China, India reducing poverty in Asia

China and India’s economic growth has reduced the number of poor Asians, but hundreds of millions in the region continue to live on less than $1 a day, the International Labour Organisation says.

Asians make up two-thirds of the world's poor

Since 1990 about 250 million people have risen above that benchmark, said the report, Labour and Social Trends in Asia and the Pacific 2006: Progress toward Decent Work, released on Tuesday.

But the 600 million Asians who live below that poverty line constitute “more than two-thirds of the world’s poor”, the report said.

“If the poverty line is raised to $2 a day, Asia has about 1.9 billion poor people,” or more than three-quarters of the world total, it said.

“The two main engines behind the rise of Asia are China and India,” the report said.

“They have emerged as global economic powerhouses, shifting the growth pole from the West to the East.”

The report comes as the UN agency covering work and workplace issues prepared to open a four-day meeting on Tuesday in the South Korean port city of Busan.

The percentage of people living on $1 a day in South Asia dropped to 28.4% in 2003 from 40.9% in 1990, the report said.

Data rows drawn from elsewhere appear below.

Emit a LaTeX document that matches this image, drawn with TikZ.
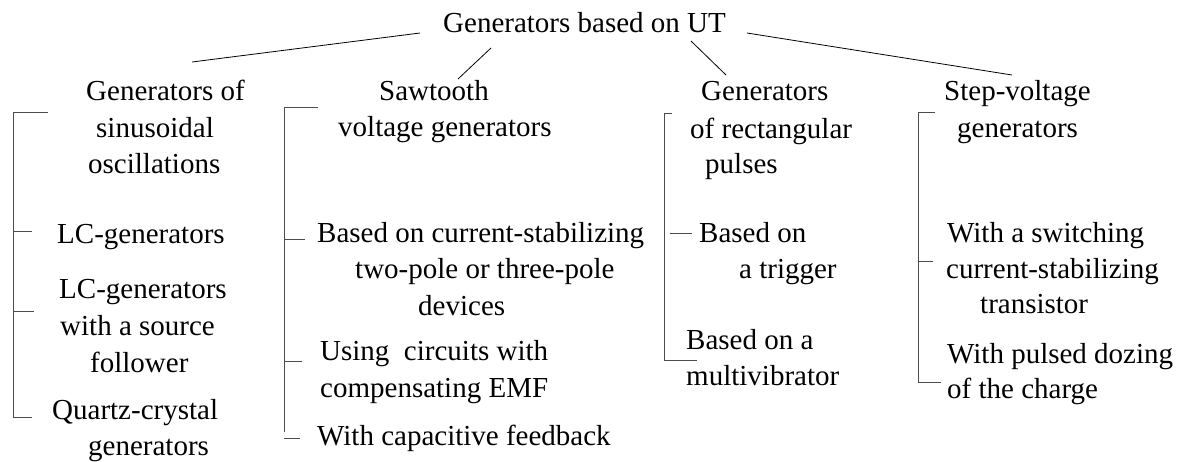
\documentclass[tikz,border=0pt]{standalone}
\usepackage{fontspec}
\setmainfont{Liberation Serif}
\begin{document}
\begin{tikzpicture}[x=1pt,y=-1pt,
  txt/.style={anchor=base west,inner sep=0pt,font=\fontsize{29}{36}\selectfont},
  link/.style={line width=0.8pt,black},
  rail/.style={line width=0.9pt,black!70}]
\useasboundingbox (0,0) rectangle (1178,461);

% root
\node[txt] (root) at (443,32) {Generators based on UT};

% column 1: sinusoidal oscillations
\node[txt] (g1a) at (86,100) {Generators of};
\node[txt] (g1b) at (96,137) {sinusoidal};
\node[txt] (g1c) at (88,173) {oscillations};
\node[txt] (lc1) at (57,243) {LC-generators};
\node[txt] (lc2a) at (59,298) {LC-generators};
\node[txt] (lc2b) at (60,335) {with a source};
\node[txt] (lc2c) at (90,372) {follower};
\node[txt] (qza) at (52,419) {Quartz-crystal};
\node[txt] (qzb) at (88,455) {generators};

% column 2: sawtooth voltage
\node[txt] (g2a) at (379,100) {Sawtooth};
\node[txt] (g2b) at (338,136) {voltage generators};
\node[txt] (csa) at (317,242) {Based on current-stabilizing};
\node[txt] (csb) at (355,278) {two-pole or three-pole};
\node[txt] (csc) at (418,315) {devices};
\node[txt] (cea) at (320,360) {Using\ \ circuits with};
\node[txt] (ceb) at (320,397) {compensating EMF};
\node[txt] (cf) at (317,445) {With capacitive feedback};

% column 3: rectangular pulses
\node[txt] (g3a) at (701,100) {Generators};
\node[txt] (g3b) at (690,138) {of rectangular};
\node[txt] (g3c) at (705,173) {pulses};
\node[txt] (tra) at (699,242) {Based on};
\node[txt] (trb) at (739,278) {a trigger};
\node[txt] (mva) at (686,349) {Based on a};
\node[txt] (mvb) at (686,385) {multivibrator};

% column 4: step voltage
\node[txt] (g4a) at (944,100) {Step-voltage};
\node[txt] (g4b) at (957,137) {generators};
\node[txt] (swa) at (947,242) {With a switching};
\node[txt] (swb) at (946,278) {current-stabilizing};
\node[txt] (swc) at (980,313) {transistor};
\node[txt] (pda) at (947,363) {With pulsed dozing};
\node[txt] (pdb) at (947,398) {of the charge};

% links from the root to the four groups
\coordinate (r1) at (420,33);  \coordinate (h1) at (192,62);
\coordinate (r2) at (491,48);  \coordinate (h2) at (458,79);
\coordinate (r3) at (691,41);  \coordinate (h3) at (726,75);
\coordinate (r4) at (747,33);  \coordinate (h4) at (1012,75);
\draw[link] (r1) -- (h1);
\draw[link] (r2) -- (h2);
\draw[link] (r3) -- (h3);
\draw[link] (r4) -- (h4);

% group brackets
\draw[rail] (48,112) -- (13,112) -- (13,417) -- (32,417);
\draw[rail] (13,231) -- (32,231);
\draw[rail] (13,311) -- (34,311);

\draw[rail] (318,107) -- (284,107) -- (284,432);
\draw[rail] (284,239) -- (305,239);
\draw[rail] (284,361) -- (302,361);
\draw[rail] (284,438) -- (300,438);

\draw[rail] (672,113) -- (664,113) -- (664,360) -- (697,360);
\draw[rail] (670,233) -- (692,233);

\draw[rail] (935,112) -- (918,112) -- (918,382) -- (941,382);
\draw[rail] (918,261) -- (933,261);
\end{tikzpicture}
\end{document}
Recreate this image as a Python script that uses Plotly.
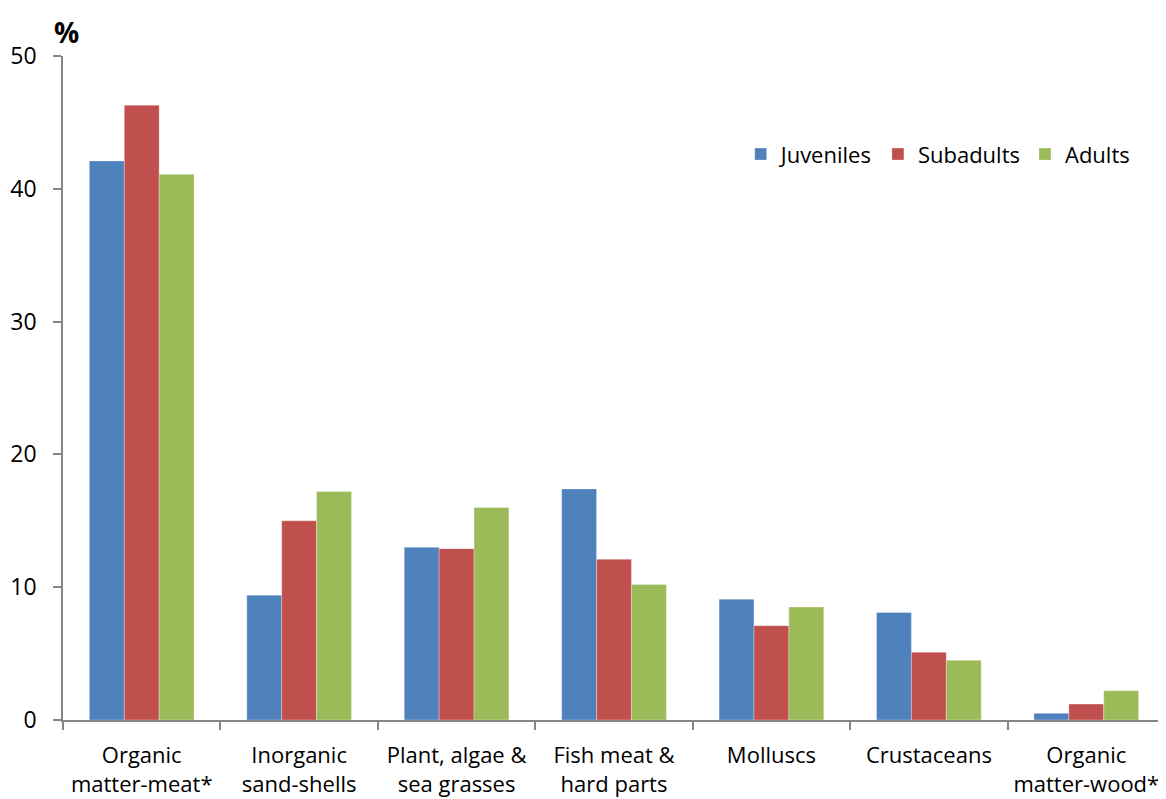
import plotly.graph_objects as go

categories = ["Organic<br>matter-meat*", "Inorganic<br>sand-shells", "Plant, algae &<br>sea grasses",
              "Fish meat &<br>hard parts", "Molluscs", "Crustaceans", "Organic<br>matter-wood*"]
juveniles = [42.1, 9.4, 13.0, 17.4, 9.1, 8.1, 0.5]
subadults = [46.3, 15.0, 12.9, 12.1, 7.1, 5.1, 1.2]
adults = [41.1, 17.2, 16.0, 10.2, 8.5, 4.5, 2.2]
series_names = ["Juveniles", "Subadults", "Adults"]
colors = ["#4F81BD", "#C0504D", "#9BBB59"]
y_ticks = [0, 10, 20, 30, 40, 50]

fig = go.Figure()
for name, vals, col in zip(series_names, [juveniles, subadults, adults], colors):
    fig.add_trace(go.Bar(x=categories, y=vals, name=name, marker_color=col,
                         marker_line=dict(color="rgba(255,255,255,0.6)", width=0.5)))

font_family = "Open Sans, Noto Sans, sans-serif"
fig.update_layout(
    width=1158, height=791,
    margin=dict(l=55, r=1, t=48, b=79),
    plot_bgcolor="white", paper_bgcolor="white",
    barmode="group", bargap=0.335, bargroupgap=0,
    font=dict(family=font_family, size=22, color="black"),
    showlegend=True,
    legend=dict(orientation="h", x=0.615, y=0.852, xanchor="left", yanchor="middle",
                font=dict(size=22), itemwidth=30, traceorder="normal",
                bgcolor="rgba(0,0,0,0)"),
    xaxis=dict(showline=True, linecolor="#868686", linewidth=1.5, ticks="outside",
               tickson="boundaries", ticklen=8, tickcolor="#868686", tickwidth=1.5,
               tickfont=dict(size=22), tickangle=0, showgrid=False, automargin=False,
               ticklabelstandoff=15),
    yaxis=dict(range=[0, 50], tickvals=y_ticks, showline=True, linecolor="#868686",
               linewidth=1.5, ticks="outside", ticklen=8, tickcolor="#868686", tickwidth=1.5,
               tickfont=dict(size=23), showgrid=False, zeroline=False, automargin=False,
               ticklabelstandoff=12),
    annotations=[dict(text="<b>%</b>", xref="paper", yref="paper", x=-0.01, y=1.036,
                      xanchor="left", yanchor="middle", showarrow=False,
                      font=dict(size=28, color="black"))],
)

fig.write_html("out.html")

In East Asia, it fell from 31.2% to 14.9%.

Discussion issues

The International Labour Organisation (ILO) meeting also plans to address an array of topics including migrant workers, labour market governance, youth and child employment and improving conditions and creating jobs.

Child labour is one of the issues to be addressed
Child labour is one of the issues to be addressed

Child labour is one of the issues
to be addressed

Lin Lean Lim, ILO deputy regional director, said “the Asian countries have done very well in terms of economic growth”.

But she added that “in terms of jobs, of new jobs for people, we haven’t done so well”.

In China, for instance, where gross domestic product grew 59% and productivity surged nearly 40% between 2000 and 2004, growth in job creation managed only about 5%, the agency’s report said.

And most Southeast Asian countries had higher joblessness in 2004 than in 1995, suggesting that the region was still suffering the effects of the 1997-98 financial crisis in the form of weak job creation, it said.

But the ILO report also cited progress in the area of child labour.

It said that the number of working children, defined as being between the ages of 5 to 14, fell to 122.3 million in 2004 from 127.3 million in 2000 in Asia, citing improved access to education.

Still, Asia has about two-thirds of the world’s children who work.

Globalisation

In the worst cases, the report said that children in the region are subjected to “slavery, trafficking into exploitative situations, debt bondage and other forms of forced labour, forced recruitment into armed conflict, prostitution, pornography and other illicit activities”.

Representatives from about 40 countries in the Asia-Pacific as well as workers’ and employers’ organisations are to attend the ILO gathering on how globalisation affects labour market and employment.

The meeting, normally held every four years, was originally scheduled for 2005 in Busan, but tension between South Korean labour organisations and the government caused organisers to postpone the meeting.